O Papa pediu esta sexta-feira “perdão” pelo envolvimento dos católicos na gestão de escolas residenciais para povos indígenas do Canadá, perante representantes destas comunidades, com quem se encontrou no Vaticano, confessando “indignação e vergonha”.
“Pela deplorável conduta de alguns católicos, peço perdão a Deus. Quero dizer-vos de todo o coração: estou muito entristecido. Uno-me aos bispos canadianos, para pedir-vos perdão”, referiu Francisco, no final de uma série de encontros com delegações das Primeiras Nações, Métis e Inuit, iniciados na segunda-feira.
O Papa falou de uma “colonização sem respeito” que provocou uma “tragédia” nas comunidades indígenas, separando famílias e desrespeitando identidades culturais ou valores espirituais. “Tudo isto é contrário ao Evangelho de Jesus”, sustentou.
32 anciãos indígenas, sobreviventes de escolas residenciais e jovens deslocaram-se ao Vaticano para uma “viagem histórica”, segundo a Conferência Episcopal do Canadá (CCCB, sigla em inglês).
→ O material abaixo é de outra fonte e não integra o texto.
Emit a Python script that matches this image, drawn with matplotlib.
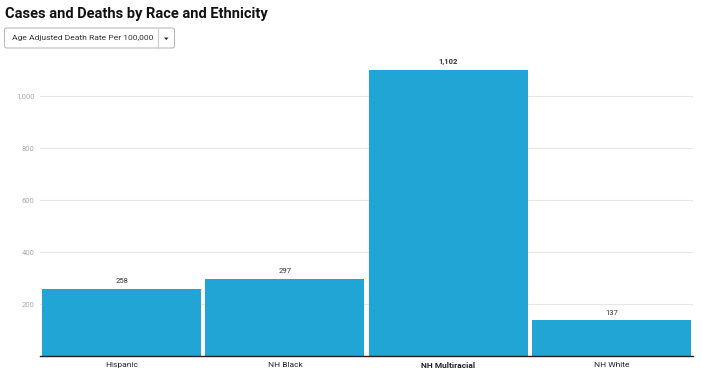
import matplotlib
matplotlib.use("Agg")
import matplotlib.pyplot as plt
from matplotlib.patches import FancyBboxPatch, Polygon
from matplotlib.lines import Line2D

plt.rcParams['font.family'] = ['Roboto', 'DejaVu Sans']

# data
groups = ["Hispanic", "NH Black", "NH Multiracial", "NH White"]
rates = [258, 297, 1102, 137]
highlight = "NH Multiracial"
yticks = [200, 400, 600, 800, 1000]

bar_color = "#21a5d4"

fig = plt.figure(figsize=(7.02, 3.74), dpi=100)
W, H = 702, 374
ax = fig.add_axes([40 / W, 1 - 356 / H, 653 / W, (356 - 55) / H])

x = range(len(groups))
bars = ax.bar(x, rates, width=0.975, color=bar_color, zorder=2)

ax.set_xlim(-0.5, len(groups) - 0.5)
ax.set_ylim(0, 1158)
ax.set_yticks(yticks)
ax.set_yticklabels([f"{v:,}" for v in yticks], color="#aaaaaa", fontsize=5.5)
ax.yaxis.grid(True, color="#e6e6e6", linewidth=0.8, zorder=0)
ax.tick_params(axis="y", length=0, pad=4)
ax.tick_params(axis="x", length=0, pad=4.5)
ax.set_xticks(list(x))
ax.set_xticklabels(groups, fontsize=6, color="#222222")
for lab in ax.get_xticklabels():
    if lab.get_text() == highlight:
        lab.set_fontweight("bold")

for s in ["top", "right", "left"]:
    ax.spines[s].set_visible(False)
ax.spines["bottom"].set_color("#222222")
ax.spines["bottom"].set_linewidth(1.0)

for i, (g, v) in enumerate(zip(groups, rates)):
    ax.annotate(f"{v:,}", (i, v), xytext=(0, 3.5), textcoords="offset points",
                ha="center", va="bottom", fontsize=5.5, color="#333333",
                fontweight="bold" if g == highlight else "normal")

# title
fig.text(5 / W, 1 - 14 / H, "Cases and Deaths by Race and Ethnicity",
         fontsize=10.5, fontweight="bold", color="#111111", va="center", ha="left")

# dropdown box
box = FancyBboxPatch((4.5 / W, 1 - 48 / H), 170 / W, 20 / H,
                     boxstyle="round,pad=0,rounding_size=0.004",
                     transform=fig.transFigure, facecolor="white",
                     edgecolor="#bbbbbb", linewidth=0.8)
fig.patches.append(box)
fig.add_artist(Line2D([158 / W, 158 / W], [1 - 47.5 / H, 1 - 28.5 / H],
                      transform=fig.transFigure, color="#cccccc", linewidth=0.8))
fig.text(12 / W, 1 - 38 / H, "Age Adjusted Death Rate Per 100,000",
         fontsize=6.1, color="#333333", va="center", ha="left")
tri = Polygon([(164 / W, 1 - 37.5 / H), (168.5 / W, 1 - 37.5 / H), (166.25 / W, 1 - 40 / H)],
              closed=True, transform=fig.transFigure, color="#222222", linewidth=0)
fig.patches.append(tri)

fig.savefig("out.png", dpi=100)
Francisco agradeceu o testemunho dos participantes, que manifestaram o desejo de “caminhar em conjunto”, com a Igreja Católica, e elogiou a “sabedoria” da tradição indígena, com “grande amor pela família” e uma relação harmoniosa com a natureza.
“É arrepiante pensar na vontade de incutir um sentimento de inferioridade, de fazer alguém perder a sua identidade cultural, de truncar as raízes, com todas as consequências pessoais e sociais que isso implicou e continua a envolver: traumas não resolvidos, que se tornaram traumas intergeracionais”, declarou.
O Papa reafirmou a sua intenção de visitar o Canadá, em particular os territórios indígenas – apontando à data da festa litúrgica da Santa Ana, avó de Jesus (24 de julho), antes de sublinhar, em tom de brincadeira, que não iria no inverno -, para poder manifestar melhor a sua “proximidade”, e insistiu na “vergonha” que sente perante o tratamento sofrido por membros destes povos da América do Norte, que lhe apresentaram as suas histórias.
O encontro desta sexta-feira, no Palácio Apostólico do Vaticano, contou com momentos de oração, dos representantes indígenas, nas suas línguas tradicionais, que pediram pela “reconciliação e a cura” de um passado doloroso, evocando “as crianças que foram tiradas” das suas famílias.
Os participantes tiveram ainda oportunidade de apresentar expressões culturais próprias dos seus povos, com música e danças tradicionais. A audiência concluiu-se com uma troca de presentes.
Fred Kelly, conselheiro espiritual da delegação da Assembleia das Primeiras Nações no Vaticano, disse em conferência de imprensa que deu ao Papa Francisco um nome indígena: “Pena Branca”.
Igreja reconcilia-se com povos indígenas
Em outubro do último ano, o Vaticano anunciou que Francisco aceitou um convite da Conferência Episcopal do Canadá para visitar este país, inserida no processo de “reconciliação” com os povos indígenas.
Um mês antes, a Conferência Episcopal do Canadá publicou um “pedido inequívoco de desculpas” aos povos indígenas do território, numa nota em que aborda envolvimento histórico da Igreja Católica nas escolas residenciais.
Em 2021 foram descobertas centenas de sepulturas anónimas junto de antigas escolas residenciais indígenas; várias destas instituições pertenciam à rede de escolas administrada pela Igreja Católica, destinadas à “reeducação” de crianças indígenas, com o apoio do Governo canadiano.
“Reconhecemos os graves abusos cometidos por alguns membros de nossa comunidade católica: físicos, psicológicos, emocionais, espirituais, culturais e sexuais. Reconhecemos igualmente, com tristeza, o trauma histórico e contínuo, bem como o legado de sofrimento e os desafios que perduram até hoje para os povos indígenas”, indicava o comunicado dos bispos católicos do Canadá, dirigido aos povos indígenas (Primeiras Nações).
A nota admitia que o sistema implementado nestes internatos, nos séculos XIX e XX, “levou à supressão das línguas, cultura e espiritualidade autóctones, sem respeitar a rica história, tradições e sabedoria dos povos indígenas”.
Em 2015, após sete anos de pesquisa, a Comissão de Verdade e Reconciliação do Canadá divulgou um relatório sobre escolas residenciais, revelando que entre 1890 e 1996 mais de 3 mil crianças morreram por causa de doenças, fome, frio e outros motivos.